Les engagements proposés
Afin de remédier aux risques d’atteinte à la concurrence identifiés par l’Autorité, Groupe Canal Plus a souscrit des engagements comportementaux.
Les engagements visent à maintenir un guichet alternatif pour le financement du cinéma français
Afin en particulier de préserver la diversité du cinéma français, Groupe Canal Plus s’est engagé à maintenir une équipe d’acquisition OCS/Ciné+, dédiée au préachat de films français de première fenêtre payante auprès de producteurs français, distincte de celle de Canal+. Afin de garantir la séparation effective et la viabilité de cette équipe séparée, Groupe Canal Plus s’est notamment engagé à :
- garantir l’indépendance stricte et effective de l’équipe Ciné+/OS dans la prise de décisions relatives au préachat de films français de première fenêtre payante auprès de producteurs français et les négociations afférentes avec ces producteurs, vis-à-vis de l’équipe Canal+ ;
- fournir à l’équipe Ciné+/OCS les moyens propres en personnel et en budget lui permettant de préacheter des films français de première fenêtre payante auprès de producteurs français. À cet égard, le budget annuel de l’équipe Ciné+/OCS correspondra au montant garanti par OCS dans le cadre de son accord interprofessionnel avec les organisations professionnelles du cinéma du 9 février 2022. Les investissements devront refléter la diversité de la production du cinéma français, notamment en matière de budgets de production, de diversité des talents, des cinéastes et des types de films financés ;
- maintenir une comptabilité analytique permettant de séparer clairement les coûts et les revenus de l’équipe OCS/Ciné+ de ceux de Canal+.

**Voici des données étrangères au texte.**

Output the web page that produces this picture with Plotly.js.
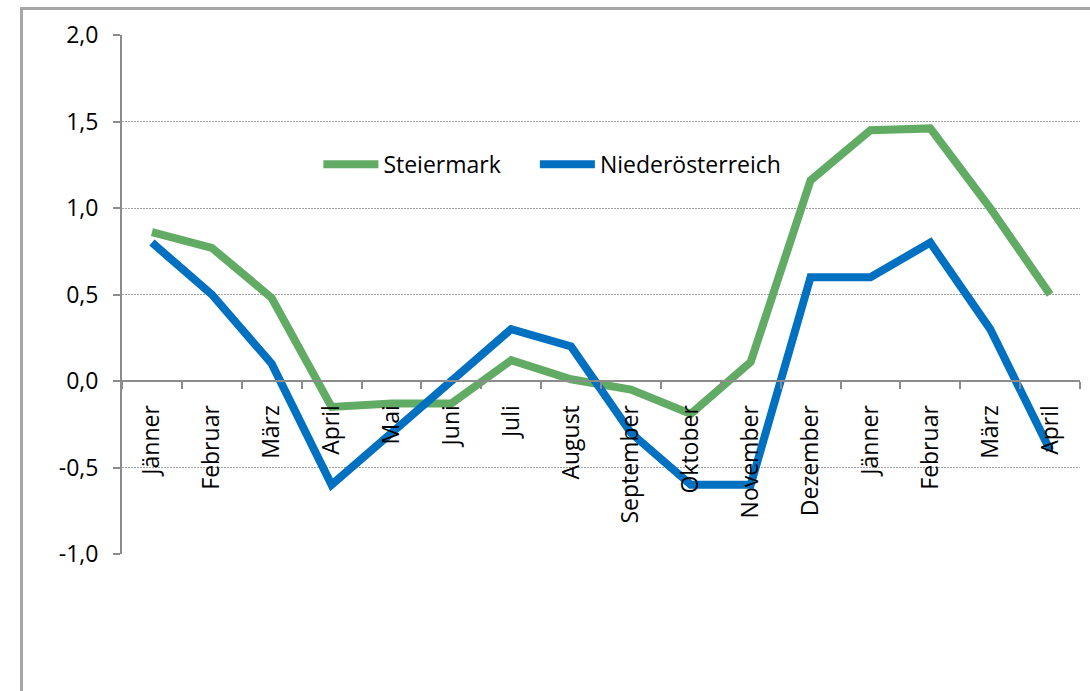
<!DOCTYPE html>
<html>
<head>
<meta charset="utf-8">
<script src="https://cdn.plot.ly/plotly-3.0.1.min.js"></script>
<style>
  html, body { margin: 0; padding: 0; background: #fff; overflow: hidden; }
  #frame { position: absolute; left: 20px; top: 7px; width: 1200px; height: 800px; border: 3px solid #a6a6a6; box-sizing: border-box; }
  #chart { position: absolute; left: 0; top: 0; width: 1090px; height: 691px; }
</style>
</head>
<body>
<div id="frame"></div>
<div id="chart"></div>
<script>
const months = ["Jänner","Februar","März","April","Mai","Juni","Juli","August","September","Oktober","November","Dezember","Jänner","Februar","März","April"];
const steiermark = [0.86, 0.77, 0.48, -0.15, -0.13, -0.13, 0.12, 0.01, -0.05, -0.19, 0.11, 1.16, 1.45, 1.46, 1.0, 0.50];
const niederoesterreich = [0.80, 0.50, 0.10, -0.60, -0.30, 0.00, 0.30, 0.20, -0.30, -0.60, -0.60, 0.60, 0.60, 0.80, 0.30, -0.40];
const yTicks = [-1.0, -0.5, 0.0, 0.5, 1.0, 1.5, 2.0];
const yTickLabels = ["-1,0", "-0,5", "0,0", "0,5", "1,0", "1,5", "2,0"];

// position index for each month slot (months repeat)
const xIdx = months.map((m, i) => i);

const FONT = "Open Sans, Noto Sans, sans-serif";

const traces = [
  { x: xIdx, y: steiermark, name: "Steiermark", type: "scatter", mode: "lines",
    line: { color: "#62ab64", width: 8 }, legend: "legend" },
  { x: xIdx, y: niederoesterreich, name: "Niederösterreich", type: "scatter", mode: "lines",
    line: { color: "#0070c0", width: 8 }, legend: "legend2" }
];

const legendBase = {
  orientation: "h", xanchor: "left", y: 0.751, yanchor: "middle",
  bgcolor: "rgba(0,0,0,0)", font: { family: FONT, size: 23, color: "#000" },
  itemwidth: 55
};

const layout = {
  width: 1090, height: 691,
  margin: { l: 122, r: 10, t: 35, b: 137, pad: 0 },
  paper_bgcolor: "rgba(0,0,0,0)",
  plot_bgcolor: "rgba(0,0,0,0)",
  separators: ",.",
  font: { family: FONT, size: 23, color: "#000" },
  showlegend: true,
  legend: Object.assign({}, legendBase, { x: 0.205 }),
  legend2: Object.assign({}, legendBase, { x: 0.431 }),
  xaxis: {
    type: "linear",
    range: [-0.5, 15.5],
    tickmode: "array", tickvals: xIdx, ticktext: months,
    tickangle: -90,
    showgrid: false, zeroline: false,
    showline: true, linecolor: "#8c8c8c", linewidth: 2,
    ticks: "",
    anchor: "free", position: 1/3,
    tickfont: { family: FONT, size: 23, color: "#000" },
    ticklabelstandoff: 14,
    fixedrange: true
  },
  xaxis2: {
    overlaying: "x", matches: "x",
    range: [-0.5, 15.5],
    tickmode: "linear", tick0: -0.5, dtick: 1,
    showticklabels: false, showgrid: false, zeroline: false, showline: false,
    ticks: "outside", ticklen: 7, tickwidth: 2, tickcolor: "#8c8c8c",
    anchor: "free", position: 1/3
  },
  yaxis: {
    range: [-1, 2],
    tickmode: "array", tickvals: yTicks, ticktext: yTickLabels,
    showgrid: true, gridcolor: "#a0a0a0", griddash: "2px,1px", gridwidth: 1,
    zeroline: false,
    showline: true, linecolor: "#8c8c8c", linewidth: 2,
    ticks: "outside", ticklen: 7, tickwidth: 2, tickcolor: "#8c8c8c",
    tickfont: { family: FONT, size: 23, color: "#000" },
    ticklabelstandoff: 10,
    fixedrange: true
  }
};

// invisible helper trace so xaxis2 draws tick marks at category boundaries
traces.push({ x: [xIdx[0]], y: [steiermark[0]], xaxis: "x2", yaxis: "y", mode: "markers",
  marker: { opacity: 0 }, showlegend: false, hoverinfo: "skip" });

Plotly.newPlot("chart", traces, layout, { displayModeBar: false, staticPlot: true });
</script>
</body>
</html>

Afin de garantir encore davantage la diversité du cinéma français, Groupe Canal Plus s’est également engagé à faire, pour l’équipe Ciné+/OCS, une proposition de préachat sur un minimum de 25 projets de films français sur cinq ans, incluant un minimum de quatre projets de films français par an (dont un par an d’un devis inférieur à quatre millions d’euros) pour des films dont l’équipe d’acquisition Canal+ aura refusé une diffusion en première fenêtre payante.
Les autres engagements proposés
En outre, afin de répondre aux autres risques anticoncurrentiels identifiés, Groupe Canal Plus s’est engagé, pour les films français de catalogue dont Orange Studio est, avant l’Opération, coproducteur et ne détient pas de mandat de distribution, à ne pas s’opposer à la cession des droits de diffusion sur un service de télévision de rattrapage d’un diffuseur en clair. En outre, Groupe Canal Plus s’est engagé à proposer l’accès à l’offre Ciné+/OCS à tous les distributeurs qui en feraient la demande dans les territoires des DROM dans des conditions tarifaires objectives, transparentes et non discriminatoires.
L’ensemble de ces engagements est souscrit pour une durée de cinq ans et peut faire l’objet d’un réexamen.
Compte tenu des engagements souscrits par Groupe Canal Plus, l’Autorité a autorisé l’opération à l’issue de l’examen de phase 1.